Scott Gordon, a Walnut Grove Secondary School (WGSS) art teacher, is singing the praises of his students who are currently featured in the virtual West Fine Art Show.
“The self portraits focus on the effects of the pandemic and are painted on pizza boxes, with their most missed memory of before COVID-19, painted on the inside,” he explained.
West Fine Arts is hosting a virtual online exhibition and adjudication of student art with cash prizes for first, second and third.
Photography, paintings and 3-D sculptures follow a theme of COVID-19 and what it has wrought on society; the positives, negatives, changes, trends.
All Langley students from Grade 8 to 12 were eligible to enter.
“I was looking for a different way to do portraits with the kids and the concept of a memory box fit perfectly with the pizza box,” Gordon explained. “Also the idea of take out tied in neatly with the COVID theme.”
Anna Pyper, a grade 12 WGSS student, explained that the outside of her pizza box depicts in acrylic, the personification of the fear behind the anti-mask movement.
“The collage of images and text behind the portrait reference the logic of anti-maskers and their primary belief that mandatory mask laws are an infringement upon their human rights, while the portrait itself characterizes the ‘evil’ that mask laws supposedly represent,” Pyper explained.
Inside the box, a much calmer, cool-toned portrait acts as a personal statement of Pyper’s own sentiments towards mask wearing.
“Dead eyes smile out from the face behind the mask, a visualization of the feelings of sadness and loneliness that are widespread during the pandemic, that we accept in order to protect the well-being of others,” she added.
“I chose to replicate the collage from the outside of the box on the inside as well, including photographs and article headlines that support the importance of mask wearing for the benefit of others,” Pyper continued.
Maddison Hasselbach, another Grade 12 student, said her peice was to illustrate that everything she thinks is about COVID-19.
“Everything revolves around how I could have come in fact with corona or went near someone who had symptoms and it really has brought a new form of anxiety to my life,” she said.
Hasselbach said she missed grocery shopping in pre-pandemic times the most since it looks to be the most evident change out of everything in her life.
“I would go to stores filled with stocked shelves, mask free, walking both ways down an isle,” she explained.

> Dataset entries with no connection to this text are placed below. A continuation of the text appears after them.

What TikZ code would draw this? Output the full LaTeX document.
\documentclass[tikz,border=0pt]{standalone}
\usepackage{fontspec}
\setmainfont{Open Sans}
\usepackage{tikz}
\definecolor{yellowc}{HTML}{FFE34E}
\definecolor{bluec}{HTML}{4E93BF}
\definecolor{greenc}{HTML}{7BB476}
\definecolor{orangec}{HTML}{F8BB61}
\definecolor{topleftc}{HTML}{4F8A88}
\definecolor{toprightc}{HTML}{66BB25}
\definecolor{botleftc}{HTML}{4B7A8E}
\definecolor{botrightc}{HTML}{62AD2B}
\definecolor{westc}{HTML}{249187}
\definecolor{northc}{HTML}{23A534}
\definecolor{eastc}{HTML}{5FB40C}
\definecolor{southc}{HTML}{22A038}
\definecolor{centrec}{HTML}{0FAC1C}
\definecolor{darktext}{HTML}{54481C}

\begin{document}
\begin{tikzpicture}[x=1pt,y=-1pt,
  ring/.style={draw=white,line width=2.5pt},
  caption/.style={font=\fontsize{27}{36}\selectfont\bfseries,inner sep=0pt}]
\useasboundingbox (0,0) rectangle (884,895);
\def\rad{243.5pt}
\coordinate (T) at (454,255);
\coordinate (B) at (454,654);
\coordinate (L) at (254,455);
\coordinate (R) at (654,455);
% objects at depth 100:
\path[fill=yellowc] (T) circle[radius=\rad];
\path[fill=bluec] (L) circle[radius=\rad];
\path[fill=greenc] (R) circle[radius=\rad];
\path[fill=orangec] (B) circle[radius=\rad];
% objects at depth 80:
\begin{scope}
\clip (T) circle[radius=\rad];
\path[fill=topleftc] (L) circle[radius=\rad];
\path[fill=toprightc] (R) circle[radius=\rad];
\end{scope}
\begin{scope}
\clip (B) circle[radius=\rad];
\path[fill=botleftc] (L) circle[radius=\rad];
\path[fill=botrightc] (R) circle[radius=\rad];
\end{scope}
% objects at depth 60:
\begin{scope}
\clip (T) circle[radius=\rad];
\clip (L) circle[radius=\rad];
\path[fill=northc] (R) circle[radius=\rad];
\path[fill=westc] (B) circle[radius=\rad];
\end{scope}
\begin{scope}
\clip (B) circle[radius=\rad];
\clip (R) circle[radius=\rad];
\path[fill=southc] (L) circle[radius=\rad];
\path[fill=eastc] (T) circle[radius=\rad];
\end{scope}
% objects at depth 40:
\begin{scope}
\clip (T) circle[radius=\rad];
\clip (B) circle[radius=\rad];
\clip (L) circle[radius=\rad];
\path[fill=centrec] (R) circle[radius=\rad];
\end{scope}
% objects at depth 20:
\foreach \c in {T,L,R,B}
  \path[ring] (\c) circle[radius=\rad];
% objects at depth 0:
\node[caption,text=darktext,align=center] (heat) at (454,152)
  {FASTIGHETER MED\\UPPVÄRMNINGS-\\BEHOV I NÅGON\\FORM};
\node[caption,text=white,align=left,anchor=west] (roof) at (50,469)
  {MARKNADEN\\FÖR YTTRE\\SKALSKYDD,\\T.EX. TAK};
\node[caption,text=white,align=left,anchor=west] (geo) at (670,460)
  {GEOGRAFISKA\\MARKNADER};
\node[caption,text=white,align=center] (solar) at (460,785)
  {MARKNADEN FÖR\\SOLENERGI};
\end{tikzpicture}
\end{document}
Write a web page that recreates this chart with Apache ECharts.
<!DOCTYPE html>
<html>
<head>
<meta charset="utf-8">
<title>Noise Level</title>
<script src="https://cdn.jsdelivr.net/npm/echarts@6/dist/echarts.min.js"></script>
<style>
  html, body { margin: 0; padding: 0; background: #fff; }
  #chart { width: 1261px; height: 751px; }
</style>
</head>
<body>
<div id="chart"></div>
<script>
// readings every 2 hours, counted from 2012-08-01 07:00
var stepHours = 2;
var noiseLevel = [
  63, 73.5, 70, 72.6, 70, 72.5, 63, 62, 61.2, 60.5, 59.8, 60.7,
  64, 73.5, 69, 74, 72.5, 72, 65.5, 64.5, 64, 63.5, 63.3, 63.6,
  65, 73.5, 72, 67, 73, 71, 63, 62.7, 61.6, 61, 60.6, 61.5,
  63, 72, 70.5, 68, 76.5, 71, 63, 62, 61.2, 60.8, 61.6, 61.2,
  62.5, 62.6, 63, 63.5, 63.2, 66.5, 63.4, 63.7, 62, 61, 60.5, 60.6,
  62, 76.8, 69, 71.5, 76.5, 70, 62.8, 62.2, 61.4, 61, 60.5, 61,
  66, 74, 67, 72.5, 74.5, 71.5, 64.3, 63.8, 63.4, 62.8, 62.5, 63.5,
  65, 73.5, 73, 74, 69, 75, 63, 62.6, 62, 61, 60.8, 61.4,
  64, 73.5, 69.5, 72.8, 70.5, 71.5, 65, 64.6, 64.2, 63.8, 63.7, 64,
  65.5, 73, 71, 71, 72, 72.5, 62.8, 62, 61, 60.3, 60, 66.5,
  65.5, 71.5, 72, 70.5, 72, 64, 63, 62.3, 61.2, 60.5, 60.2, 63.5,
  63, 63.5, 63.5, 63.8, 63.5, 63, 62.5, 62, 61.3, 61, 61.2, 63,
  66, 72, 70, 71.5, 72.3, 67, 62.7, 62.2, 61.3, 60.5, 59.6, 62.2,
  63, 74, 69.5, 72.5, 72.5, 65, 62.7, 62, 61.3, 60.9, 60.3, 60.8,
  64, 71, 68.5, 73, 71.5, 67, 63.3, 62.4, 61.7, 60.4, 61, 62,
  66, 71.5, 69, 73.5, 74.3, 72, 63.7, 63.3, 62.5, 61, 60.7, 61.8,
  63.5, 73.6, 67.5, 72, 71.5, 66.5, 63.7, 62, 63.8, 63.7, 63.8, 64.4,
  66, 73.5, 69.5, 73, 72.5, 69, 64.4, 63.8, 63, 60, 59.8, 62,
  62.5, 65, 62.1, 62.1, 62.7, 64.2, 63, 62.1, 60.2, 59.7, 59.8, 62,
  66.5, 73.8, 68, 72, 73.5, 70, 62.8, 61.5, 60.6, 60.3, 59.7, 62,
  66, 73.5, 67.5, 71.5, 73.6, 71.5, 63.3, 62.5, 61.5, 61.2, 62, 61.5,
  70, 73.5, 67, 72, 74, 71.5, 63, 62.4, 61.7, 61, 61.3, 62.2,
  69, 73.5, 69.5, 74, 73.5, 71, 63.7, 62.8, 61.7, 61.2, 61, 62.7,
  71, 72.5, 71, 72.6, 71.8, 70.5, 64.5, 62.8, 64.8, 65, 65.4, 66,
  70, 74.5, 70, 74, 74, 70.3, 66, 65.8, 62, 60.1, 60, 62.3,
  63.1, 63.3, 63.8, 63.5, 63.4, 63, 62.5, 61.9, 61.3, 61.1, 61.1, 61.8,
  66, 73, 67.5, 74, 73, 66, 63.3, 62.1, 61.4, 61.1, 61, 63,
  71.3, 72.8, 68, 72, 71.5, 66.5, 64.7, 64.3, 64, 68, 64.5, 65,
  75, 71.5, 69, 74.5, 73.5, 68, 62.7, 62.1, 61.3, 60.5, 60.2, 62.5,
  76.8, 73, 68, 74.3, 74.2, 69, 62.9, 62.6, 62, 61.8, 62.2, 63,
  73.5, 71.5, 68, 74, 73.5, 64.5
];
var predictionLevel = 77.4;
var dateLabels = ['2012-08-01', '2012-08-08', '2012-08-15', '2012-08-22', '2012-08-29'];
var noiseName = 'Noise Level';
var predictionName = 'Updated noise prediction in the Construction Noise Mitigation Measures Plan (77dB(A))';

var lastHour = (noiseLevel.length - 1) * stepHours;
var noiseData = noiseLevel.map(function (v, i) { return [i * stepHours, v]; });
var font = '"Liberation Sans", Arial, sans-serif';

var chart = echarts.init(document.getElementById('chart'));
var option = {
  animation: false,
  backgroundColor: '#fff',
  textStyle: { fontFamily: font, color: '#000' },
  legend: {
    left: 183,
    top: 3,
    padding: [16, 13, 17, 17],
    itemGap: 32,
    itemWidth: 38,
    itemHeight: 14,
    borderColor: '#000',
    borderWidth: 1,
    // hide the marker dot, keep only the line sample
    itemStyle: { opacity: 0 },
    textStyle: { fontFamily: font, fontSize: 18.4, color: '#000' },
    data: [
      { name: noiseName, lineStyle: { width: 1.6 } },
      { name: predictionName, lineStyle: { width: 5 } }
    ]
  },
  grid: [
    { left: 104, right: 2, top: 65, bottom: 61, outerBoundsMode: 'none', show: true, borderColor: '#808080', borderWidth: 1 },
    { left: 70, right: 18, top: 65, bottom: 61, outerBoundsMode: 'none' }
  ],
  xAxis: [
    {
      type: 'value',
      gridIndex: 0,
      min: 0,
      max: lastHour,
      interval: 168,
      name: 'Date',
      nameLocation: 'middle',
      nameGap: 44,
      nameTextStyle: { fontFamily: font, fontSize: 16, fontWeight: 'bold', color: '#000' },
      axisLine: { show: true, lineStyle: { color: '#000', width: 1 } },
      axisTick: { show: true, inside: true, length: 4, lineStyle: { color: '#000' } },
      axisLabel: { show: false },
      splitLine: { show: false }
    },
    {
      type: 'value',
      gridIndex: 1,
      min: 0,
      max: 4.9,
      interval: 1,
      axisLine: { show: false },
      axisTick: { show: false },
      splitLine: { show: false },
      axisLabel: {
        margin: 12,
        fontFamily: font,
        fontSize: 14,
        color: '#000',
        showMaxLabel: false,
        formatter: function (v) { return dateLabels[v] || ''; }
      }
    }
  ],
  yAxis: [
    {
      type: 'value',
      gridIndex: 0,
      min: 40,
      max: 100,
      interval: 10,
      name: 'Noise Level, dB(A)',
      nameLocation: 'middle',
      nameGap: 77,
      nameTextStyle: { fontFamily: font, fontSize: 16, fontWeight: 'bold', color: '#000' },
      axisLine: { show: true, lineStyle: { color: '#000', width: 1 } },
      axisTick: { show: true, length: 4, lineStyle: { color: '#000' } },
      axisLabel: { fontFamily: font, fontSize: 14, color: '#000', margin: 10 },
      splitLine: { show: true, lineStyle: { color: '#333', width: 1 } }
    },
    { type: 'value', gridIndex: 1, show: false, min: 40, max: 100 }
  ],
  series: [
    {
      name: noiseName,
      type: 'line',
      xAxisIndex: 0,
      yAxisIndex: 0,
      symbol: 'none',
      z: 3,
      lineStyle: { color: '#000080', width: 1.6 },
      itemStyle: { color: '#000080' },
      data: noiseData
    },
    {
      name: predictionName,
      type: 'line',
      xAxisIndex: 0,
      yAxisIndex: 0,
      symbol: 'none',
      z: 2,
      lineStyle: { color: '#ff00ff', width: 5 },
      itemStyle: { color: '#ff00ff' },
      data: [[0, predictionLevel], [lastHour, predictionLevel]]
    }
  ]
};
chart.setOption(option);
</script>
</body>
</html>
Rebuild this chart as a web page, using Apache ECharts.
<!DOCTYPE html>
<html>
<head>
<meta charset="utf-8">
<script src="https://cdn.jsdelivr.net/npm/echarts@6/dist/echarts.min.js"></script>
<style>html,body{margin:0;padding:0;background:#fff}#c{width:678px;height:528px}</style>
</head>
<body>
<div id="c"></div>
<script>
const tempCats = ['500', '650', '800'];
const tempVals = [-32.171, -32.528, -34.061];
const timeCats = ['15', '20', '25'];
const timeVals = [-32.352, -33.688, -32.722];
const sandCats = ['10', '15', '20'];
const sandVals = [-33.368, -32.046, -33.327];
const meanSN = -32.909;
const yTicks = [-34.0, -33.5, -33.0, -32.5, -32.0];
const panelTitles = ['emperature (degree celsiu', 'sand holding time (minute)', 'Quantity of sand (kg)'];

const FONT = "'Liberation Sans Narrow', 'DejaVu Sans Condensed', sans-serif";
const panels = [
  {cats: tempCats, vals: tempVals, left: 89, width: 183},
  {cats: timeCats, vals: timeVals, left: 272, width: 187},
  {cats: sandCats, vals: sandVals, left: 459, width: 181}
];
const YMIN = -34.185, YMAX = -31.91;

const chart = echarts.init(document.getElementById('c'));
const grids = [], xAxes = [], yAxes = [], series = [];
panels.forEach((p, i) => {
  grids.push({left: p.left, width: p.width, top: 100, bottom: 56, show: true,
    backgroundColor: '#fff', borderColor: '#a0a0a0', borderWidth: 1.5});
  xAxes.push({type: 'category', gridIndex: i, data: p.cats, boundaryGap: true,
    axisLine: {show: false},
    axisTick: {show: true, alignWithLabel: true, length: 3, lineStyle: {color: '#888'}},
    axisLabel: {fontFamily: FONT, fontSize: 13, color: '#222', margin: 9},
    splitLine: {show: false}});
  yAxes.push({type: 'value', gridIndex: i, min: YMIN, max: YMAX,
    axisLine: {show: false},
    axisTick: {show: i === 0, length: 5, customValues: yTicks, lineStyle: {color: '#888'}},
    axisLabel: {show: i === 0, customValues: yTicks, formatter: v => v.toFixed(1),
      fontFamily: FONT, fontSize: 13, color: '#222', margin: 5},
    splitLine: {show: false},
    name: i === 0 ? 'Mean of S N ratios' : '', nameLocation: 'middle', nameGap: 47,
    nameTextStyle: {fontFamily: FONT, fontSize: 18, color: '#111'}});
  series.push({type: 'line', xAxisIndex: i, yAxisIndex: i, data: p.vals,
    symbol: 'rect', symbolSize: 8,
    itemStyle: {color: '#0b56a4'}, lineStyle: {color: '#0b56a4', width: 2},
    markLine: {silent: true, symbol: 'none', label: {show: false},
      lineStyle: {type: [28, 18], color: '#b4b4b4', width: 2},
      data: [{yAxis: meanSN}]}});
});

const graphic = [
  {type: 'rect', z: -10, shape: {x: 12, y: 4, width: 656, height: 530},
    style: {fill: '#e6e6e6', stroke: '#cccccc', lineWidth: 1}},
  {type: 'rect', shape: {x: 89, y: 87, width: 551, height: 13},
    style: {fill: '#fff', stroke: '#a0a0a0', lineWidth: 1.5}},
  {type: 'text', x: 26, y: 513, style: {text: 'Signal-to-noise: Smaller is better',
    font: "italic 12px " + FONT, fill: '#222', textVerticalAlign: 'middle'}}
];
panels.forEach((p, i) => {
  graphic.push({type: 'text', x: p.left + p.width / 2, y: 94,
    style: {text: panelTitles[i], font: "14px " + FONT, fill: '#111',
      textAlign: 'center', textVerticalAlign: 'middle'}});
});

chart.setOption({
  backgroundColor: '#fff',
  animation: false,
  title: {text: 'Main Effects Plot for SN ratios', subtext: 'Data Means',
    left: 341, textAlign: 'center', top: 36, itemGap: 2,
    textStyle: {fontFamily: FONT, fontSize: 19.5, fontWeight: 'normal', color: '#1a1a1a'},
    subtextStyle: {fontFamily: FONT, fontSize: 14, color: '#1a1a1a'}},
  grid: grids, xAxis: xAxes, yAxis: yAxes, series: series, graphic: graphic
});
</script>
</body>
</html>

Michelle Lin felt friendships have not been broken, but instead, have grown, which is what she chose to tackle with her box project.
“Quarantine gave me time to have closure with my new and old friends, sit down, go on about our dreams, ambitions and have some heart-to-heart talks,” she explained.
Gordon’s students have roughly 30 pieces on display at the art show, which began on April 9 and will continue until April 30. People can view their works at www.langleyschooldistrictfoundation.com.
The annual spring show was initially going to be held at Glass House Winery in Aldergrove, but COVID-19 precautions forced organizers to swiftly shift to virtual means for the first time ever.
Twenty-five percent of all artwork sales will be donated to the Langley School District Foundation to support Food for Thought Programs and feed underprivileged students.
Raffle tickets for artworks are also available for purchase online for $10. The Captains by Richard Brodeur, Theatre Row – 1965 by Brian Croft, Fly Me to the Moon by Rosemary Wallace and Artists for Conservation (a coffee table book) are all up for grabs.